When you want to spead IoT devices around, there is challenge of powering them. You need to provide power to them or be prepared to change batteries in then very now and then. Great things are expected of the Internet of things but only if engineers can solve one potential show-stopper of a question: how to power these numerous tiny machines. What are the options to this? Energy harvesting provides many options. One promising idea is to harvest RF energy.
Simple devices that can link up via Wi-Fi but don’t need batteries could make it easier to spread computing throughout your home. In 2014 there was reports on a new breed of mobile wireless device lacks a battery or other energy storage, but it can still send data over Wi-Fi. These prototype gadgets, developed by researchers at the University of Washington, get all the power they need by making use of the Wi-Fi, TV, radio, and cellular signals that are already in the air. You could for example try to borrow power from TV transmissions or WiFi signal.

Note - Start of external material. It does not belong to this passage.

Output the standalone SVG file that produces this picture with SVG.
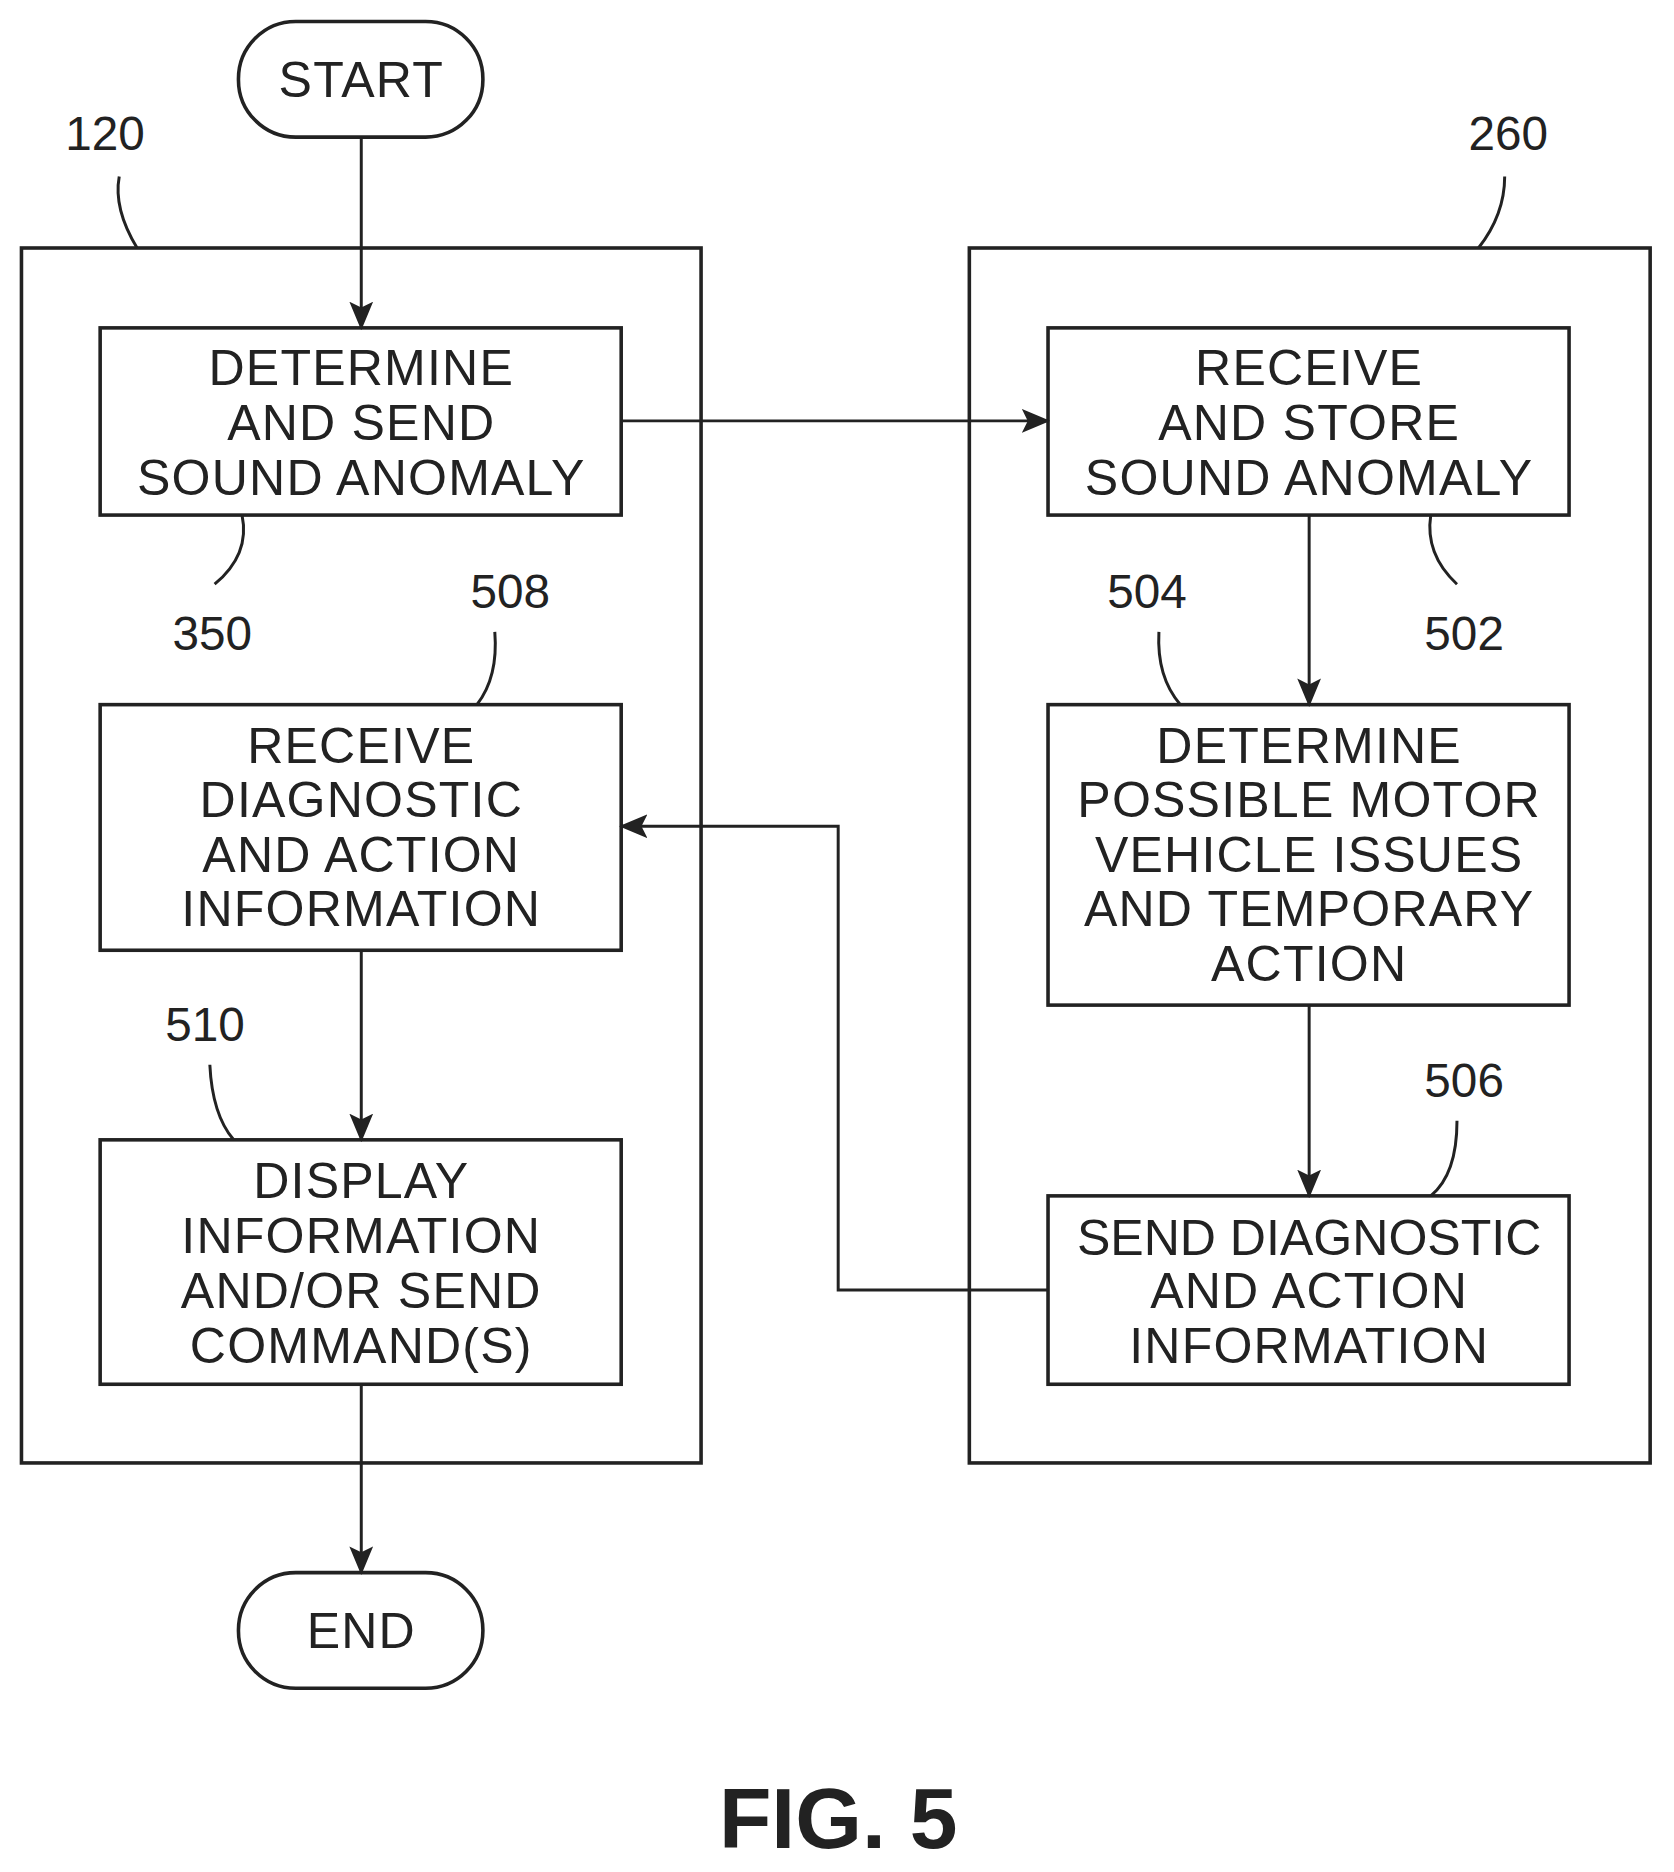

An article in the MIT Technology Review presents a power-over-Wi-Fi system that uses existing Wi-Fi chipsets in wireless routers to deliver far-field wireless power to various sensors as well as to recharge coin cell batteries at distances up to 28 feet. The ability to power remote sensors and devices using Wi-Fi signals could be the enabling technology behind the Internet of things, say electrical engineers. The researchers injected non-intrusive “power traffic” onto multiple 2.4-GHz Wi-Fi channels to increase channel occupancy — while minimally impacting network performance — so as to allow energy harvesting. Talla and co use three Atheros AR9580 chipsets, standard electronics for Wi-Fi routers. However, they program these devices to broadcast in a way that can provide continuous power to an energy harvesting sensor.

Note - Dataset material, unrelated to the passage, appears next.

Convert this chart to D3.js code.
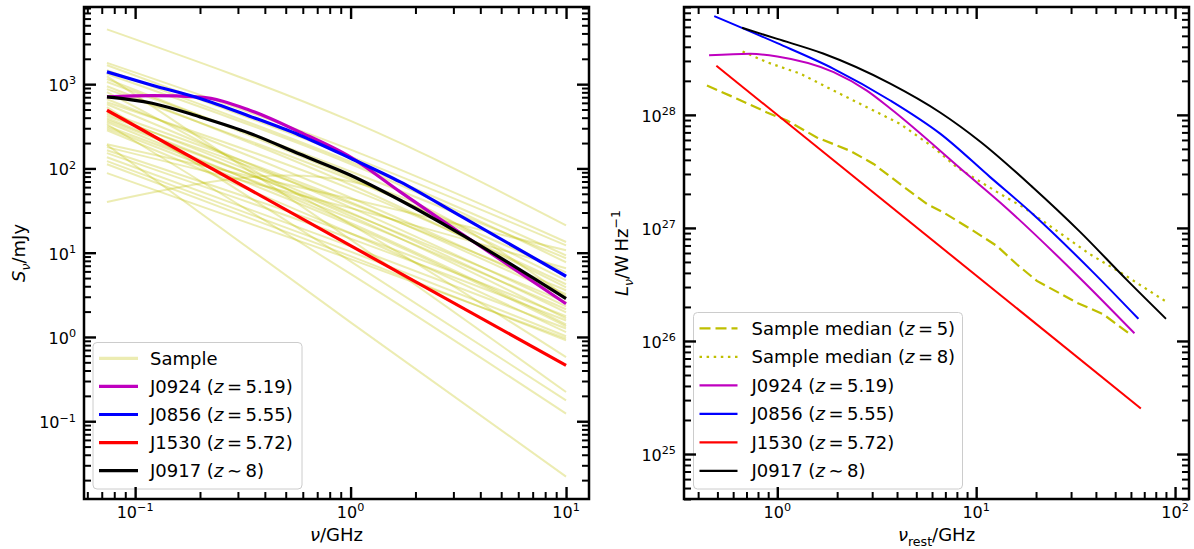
<!DOCTYPE html>
<html>
<head>
<meta charset="utf-8">
<script src="https://cdn.jsdelivr.net/npm/d3@7"></script>
<style>
body { margin: 0; background: #fff; }
svg text { font-family: "DejaVu Sans", sans-serif; fill: #000; }
</style>
</head>
<body>
<div id="chart"></div>
<script>
// ---- left panel: observed-frame flux density (mJy) vs frequency (GHz)
var obsFreq   = [0.074, 0.12, 0.2, 0.34, 0.58, 1, 1.7, 3.2, 10];
var fluxJ0924 = [706, 730, 701, 491, 271, 136, 52.6, 17.5, 2.48];
var fluxJ0856 = [1400, 973, 676, 417, 248, 132, 69.2, 27.7, 5.25];
var fluxJ0917 = [706, 594, 409, 262, 148, 83, 41.9, 17.0, 2.85];
var freqJ1530 = [0.074, 10];
var fluxJ1530 = [490, 0.46];

// sample sources, flux at sampleFreq
var sampleFreq = [0.074, 1, 10];
var sampleFlux = [
    [4470, 366, 21.1], [190, 1.49, 0.022], [40, 70, 3.0],
    [1790, 167, 13.4], [1680, 138, 12.2], [1470, 120, 9.3],
    [1320, 113, 7.7], [1240, 14.3, 0.222], [1150, 78, 4.7],
    [1060, 92, 8.6], [946, 64, 3.88], [873, 74, 5.85],
    [804, 21.7, 0.577], [664, 44.9, 3.21], [611, 57.3, 4.22],
    [578, 34.5, 2.31], [533, 7.9, 0.177], [465, 39.8, 2.95],
    [441, 29.9, 1.96], [417, 38.3, 3.58], [394, 27.2, 1.66],
    [373, 29.1, 2.58], [354, 22.6, 1.41], [335, 5.6, 0.123],
    [317, 25.5, 2.13], [300, 21.3, 1.34], [284, 17.0, 1.14],
    [194, 43.6, 10.7], [179, 33.8, 6.53], [164, 16.9, 1.76],
    [152, 14.7, 1.57], [136, 11.9, 1.26], [122, 10.3, 1.02],
    [112, 9.1, 0.91], [88, 8.4, 0.96]
];

// ---- right panel: rest-frame luminosity (W/Hz) vs rest frequency (GHz)
var restJ0924 = [0.454, 0.732, 1.0, 1.92, 2.82, 3.70, 8.98, 13.2, 33.1, 62.5];
var lumJ0924  = [3.36e28, 3.47e28, 3.29e28, 2.39e28, 1.64e28, 1.14e28, 3.00e27, 1.68e27, 3.63e26, 1.17e26];
var restJ0856 = [0.482, 1.0, 1.91, 3.70, 6.59, 11.8, 18.7, 38.1, 65.4];
var lumJ0856  = [7.48e28, 4.31e28, 2.57e28, 1.34e28, 6.82e27, 2.80e27, 1.39e27, 4.17e26, 1.57e26];
var restJ1530 = [0.494, 67.3];
var lumJ1530  = [2.72e28, 2.53e25];
var restJ0917 = [0.665, 1.0, 1.70, 3.70, 6.59, 10.5, 19.3, 33.3, 57.2, 90.1];
var lumJ0917  = [5.89e28, 4.70e28, 3.49e28, 1.89e28, 1.05e28, 5.79e27, 2.28e27, 9.23e26, 3.47e26, 1.57e26];
var restMedZ5 = [0.443, 0.627, 0.888, 1.12, 1.58, 2.33, 3.05, 4.15, 5.65, 6.85, 9.69, 12.7, 16.0, 20.2, 32.1, 43.6, 59.4];
var lumMedZ5  = [1.82e28, 1.39e28, 1.05e28, 8.90e27, 6.32e27, 4.80e27, 3.68e27, 2.44e27, 1.63e27, 1.37e27, 9.42e26, 6.93e26, 4.77e26, 3.40e26, 2.18e26, 1.72e26, 1.15e26];
var restMedZ8 = [0.669, 0.888, 1.31, 1.92, 2.82, 4.15, 6.1, 8.0, 13.2, 17.3, 37.3, 55, 89];
var lumMedZ8  = [3.64e28, 2.92e28, 2.31e28, 1.64e28, 1.17e28, 8.32e27, 5.16e27, 3.43e27, 2.00e27, 1.52e27, 5.86e26, 3.89e26, 2.26e26];
var lumLimits = [4e24, 9e28];

var W = 1194, H = 549;
var boxL = {left: 84, right: 589, top: 7, bottom: 499};
var boxR = {left: 684, right: 1189, top: 7, bottom: 499};

var svg = d3.select("#chart").append("svg")
    .attr("width", W)
    .attr("height", H);

function padLog(ext, frac) {
    var a = Math.log10(ext[0]), b = Math.log10(ext[1]);
    var p = (b - a) * frac;
    return [Math.pow(10, a - p), Math.pow(10, b + p)];
}

function logTicks(domain) {
    var major = [], minor = [];
    var k0 = Math.floor(Math.log10(domain[0])), k1 = Math.ceil(Math.log10(domain[1]));
    for (var k = k0; k <= k1; k++) {
        for (var m = 1; m < 10; m++) {
            var v = m * Math.pow(10, k);
            if (v < domain[0] * 0.9999 || v > domain[1] * 1.0001) continue;
            if (m == 1) major.push(v); else minor.push(v);
        }
    }
    return {major: major, minor: minor};
}

// text made of pieces: {t, it, sub, sup}
function addRich(textSel, parts, fs) {
    var shift = 0;
    parts.forEach(function(p) {
        var target = p.sup ? -0.42 * fs : (p.sub ? 0.25 * fs : 0);
        var ts = textSel.append("tspan")
            .text(p.t)
            .attr("dy", target - shift)
            .attr("font-size", (p.sup || p.sub) ? fs * 0.7 : fs);
        if (p.it) ts.attr("font-style", "italic");
        shift = target;
    });
}

function powLabel(v) {
    var e = Math.round(Math.log10(v));
    return [{t: "10"}, {t: String(e).replace("-", "\u2212"), sup: true}];
}

function drawTicks(g, x, y, box) {
    var xt = logTicks(x.domain()), yt = logTicks(y.domain());
    var sets = [
        [d3.axisBottom(x), box.bottom, xt, "x"],
        [d3.axisTop(x), box.top, xt, "x"],
        [d3.axisLeft(y), box.left, yt, "y"],
        [d3.axisRight(y), box.right, yt, "y"]
    ];
    sets.forEach(function(s) {
        var tr = s[3] == "x" ? "translate(0," + s[1] + ")" : "translate(" + s[1] + ",0)";
        var ax = s[0];
        g.append("g").attr("transform", tr)
            .call(ax.tickValues(s[2].minor).tickSize(-7).tickSizeOuter(0).tickFormat(""))
            .call(function(a) { a.select(".domain").remove(); })
            .selectAll(".tick line").attr("stroke", "#000").attr("stroke-width", 2);
        g.append("g").attr("transform", tr)
            .call(ax.tickValues(s[2].major).tickSize(-12).tickSizeOuter(0).tickFormat(""))
            .call(function(a) { a.select(".domain").remove(); })
            .selectAll(".tick line").attr("stroke", "#000").attr("stroke-width", 2.4);
    });

    // tick labels
    xt.major.forEach(function(v) {
        var t = g.append("text")
            .attr("x", x(v))
            .attr("y", box.bottom + 19)
            .attr("text-anchor", "middle")
            .attr("font-size", 16);
        addRich(t, powLabel(v), 16);
    });
    yt.major.forEach(function(v) {
        var t = g.append("text")
            .attr("x", box.left - 8)
            .attr("y", y(v) + 7)
            .attr("text-anchor", "end")
            .attr("font-size", 16);
        addRich(t, powLabel(v), 16);
    });

    g.append("rect")
        .attr("x", box.left)
        .attr("y", box.top)
        .attr("width", box.right - box.left)
        .attr("height", box.bottom - box.top)
        .attr("fill", "none")
        .attr("stroke", "#000")
        .attr("stroke-width", 2.5);
}

function drawSeries(g, x, y, xs, ys, style, curve) {
    var pts = xs.map(function(d, i) { return [d, ys[i]]; });
    var line = d3.line()
        .x(function(d) { return x(d[0]); })
        .y(function(d) { return y(d[1]); })
        .curve(curve || d3.curveMonotoneX);
    var p = g.append("path")
        .datum(pts)
        .attr("fill", "none")
        .attr("stroke", style.color)
        .attr("stroke-width", style.width)
        .attr("stroke-linecap", "butt")
        .attr("d", line);
    if (style.dash) p.attr("stroke-dasharray", style.dash);
    if (style.opacity) p.attr("stroke-opacity", style.opacity);
    return p;
}

function drawLegend(g, box, items, handle, textX, rowY) {
    g.append("rect")
        .attr("x", box.x).attr("y", box.y)
        .attr("width", box.w).attr("height", box.h)
        .attr("rx", 4)
        .attr("fill", "#fff").attr("fill-opacity", 0.8)
        .attr("stroke", "#cccccc").attr("stroke-width", 1);
    items.forEach(function(it, i) {
        var yy = rowY[0] + i * rowY[1];
        var l = g.append("line")
            .attr("x1", handle[0]).attr("x2", handle[1])
            .attr("y1", yy).attr("y2", yy)
            .attr("stroke", it.color)
            .attr("stroke-width", it.width);
        if (it.dash) l.attr("stroke-dasharray", it.dash);
        if (it.opacity) l.attr("stroke-opacity", it.opacity);
        var t = g.append("text")
            .attr("x", textX)
            .attr("y", yy + 6.5)
            .attr("font-size", 18);
        addRich(t, it.label, 18);
    });
}

function zLabel(name, rel, val) {
    return [{t: name + " ("}, {t: "z", it: true}, {t: "\u2009" + rel + "\u2009" + val + ")"}];
}

// ---------------- left panel
var gL = svg.append("g");
var allFlux = d3.merge([fluxJ0924, fluxJ0856, fluxJ0917, fluxJ1530, d3.merge(sampleFlux)]);
var xL = d3.scaleLog().domain(padLog([0.074, 10], 0.05)).range([boxL.left, boxL.right]);
var yL = d3.scaleLog().domain(padLog(d3.extent(allFlux), 0.05)).range([boxL.bottom, boxL.top]);

var sampleStyle = {color: "#bfbf00", width: 2, opacity: 0.3};
sampleFlux.forEach(function(s) {
    drawSeries(gL, xL, yL, sampleFreq, s, sampleStyle, d3.curveNatural);
});
drawSeries(gL, xL, yL, obsFreq, fluxJ0924, {color: "#bf00bf", width: 3.2});
drawSeries(gL, xL, yL, obsFreq, fluxJ0856, {color: "#0000ff", width: 3.2});
drawSeries(gL, xL, yL, freqJ1530, fluxJ1530, {color: "#ff0000", width: 3.2}, d3.curveLinear);
drawSeries(gL, xL, yL, obsFreq, fluxJ0917, {color: "#000000", width: 3.2});

drawLegend(gL, {x: 93, y: 342.5, w: 209, h: 146.5}, [
    {color: "#bfbf00", width: 3.2, opacity: 0.3, label: [{t: "Sample"}]},
    {color: "#bf00bf", width: 3.2, label: zLabel("J0924", "=", "5.19")},
    {color: "#0000ff", width: 3.2, label: zLabel("J0856", "=", "5.55")},
    {color: "#ff0000", width: 3.2, label: zLabel("J1530", "=", "5.72")},
    {color: "#000000", width: 3.2, label: zLabel("J0917", "\u223c", "8")}
], [99, 138], 150, [358.3, 28.1]);

drawTicks(gL, xL, yL, boxL);

var ylabL = gL.append("text")
    .attr("transform", "translate(25," + ((boxL.top + boxL.bottom) / 2) + ") rotate(-90)")
    .attr("text-anchor", "middle")
    .attr("font-size", 18);
addRich(ylabL, [{t: "S", it: true}, {t: "\u03bd", it: true, sub: true}, {t: "/mJy"}], 18);

var xlabL = gL.append("text")
    .attr("x", (boxL.left + boxL.right) / 2)
    .attr("y", 541)
    .attr("text-anchor", "middle")
    .attr("font-size", 18);
addRich(xlabL, [{t: "\u03bd", it: true}, {t: "/GHz"}], 18);

// ---------------- right panel
var gR = svg.append("g");
var allRest = d3.merge([restJ0924, restJ0856, restJ1530, restJ0917, restMedZ5, restMedZ8]);
var xR = d3.scaleLog().domain(padLog(d3.extent(allRest), 0.05)).range([boxR.left, boxR.right]);
var yR = d3.scaleLog().domain(lumLimits).range([boxR.bottom, boxR.top]);

drawSeries(gR, xR, yR, restMedZ5, lumMedZ5, {color: "#bfbf00", width: 2.2, dash: "11,5"}, d3.curveLinear);
drawSeries(gR, xR, yR, restMedZ8, lumMedZ8, {color: "#bfbf00", width: 2.2, dash: "2.5,4.6"}, d3.curveLinear);
drawSeries(gR, xR, yR, restJ0924, lumJ0924, {color: "#bf00bf", width: 2});
drawSeries(gR, xR, yR, restJ0856, lumJ0856, {color: "#0000ff", width: 2});
drawSeries(gR, xR, yR, restJ1530, lumJ1530, {color: "#ff0000", width: 2}, d3.curveLinear);
drawSeries(gR, xR, yR, restJ0917, lumJ0917, {color: "#000000", width: 2});

drawLegend(gR, {x: 693.5, y: 312.5, w: 269, h: 176.5}, [
    {color: "#bfbf00", width: 2.2, dash: "11,5", label: [{t: "Sample median ("}, {t: "z", it: true}, {t: "\u2009=\u20095)"}]},
    {color: "#bfbf00", width: 2.2, dash: "2.5,4.6", label: [{t: "Sample median ("}, {t: "z", it: true}, {t: "\u2009=\u20098)"}]},
    {color: "#bf00bf", width: 2.2, label: zLabel("J0924", "=", "5.19")},
    {color: "#0000ff", width: 2.2, label: zLabel("J0856", "=", "5.55")},
    {color: "#ff0000", width: 2.2, label: zLabel("J1530", "=", "5.72")},
    {color: "#000000", width: 2.2, label: zLabel("J0917", "\u223c", "8")}
], [699.5, 737.5], 751.5, [328.3, 28.5]);

drawTicks(gR, xR, yR, boxR);

var ylabR = gR.append("text")
    .attr("transform", "translate(628," + ((boxR.top + boxR.bottom) / 2) + ") rotate(-90)")
    .attr("text-anchor", "middle")
    .attr("font-size", 18);
addRich(ylabR, [{t: "L", it: true}, {t: "\u03bd", it: true, sub: true}, {t: "/W\u2009Hz"}, {t: "\u22121", sup: true}], 18);

var xlabR = gR.append("text")
    .attr("x", (boxR.left + boxR.right) / 2)
    .attr("y", 541)
    .attr("text-anchor", "middle")
    .attr("font-size", 18);
addRich(xlabR, [{t: "\u03bd", it: true}, {t: "rest", sub: true}, {t: "/GHz"}], 18);
</script>
</body>
</html>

This month there was First Demonstration of a Surveillance Camera Powered by Ordinary Wi-Fi Broadcasts.The demonstrated battery-free camera can operate up to [about five meters] from the router, with an image capture every 35 minutes.
For more details on the technology take a look at “Powering the Next Billion Devices with Wi-Fi” paper.
The significant unanswered question is this: how do these routers interfere with other signals? There are challenges, but UW’s “PoWiFi” could power the Internet of Things, says MIT Technology Review.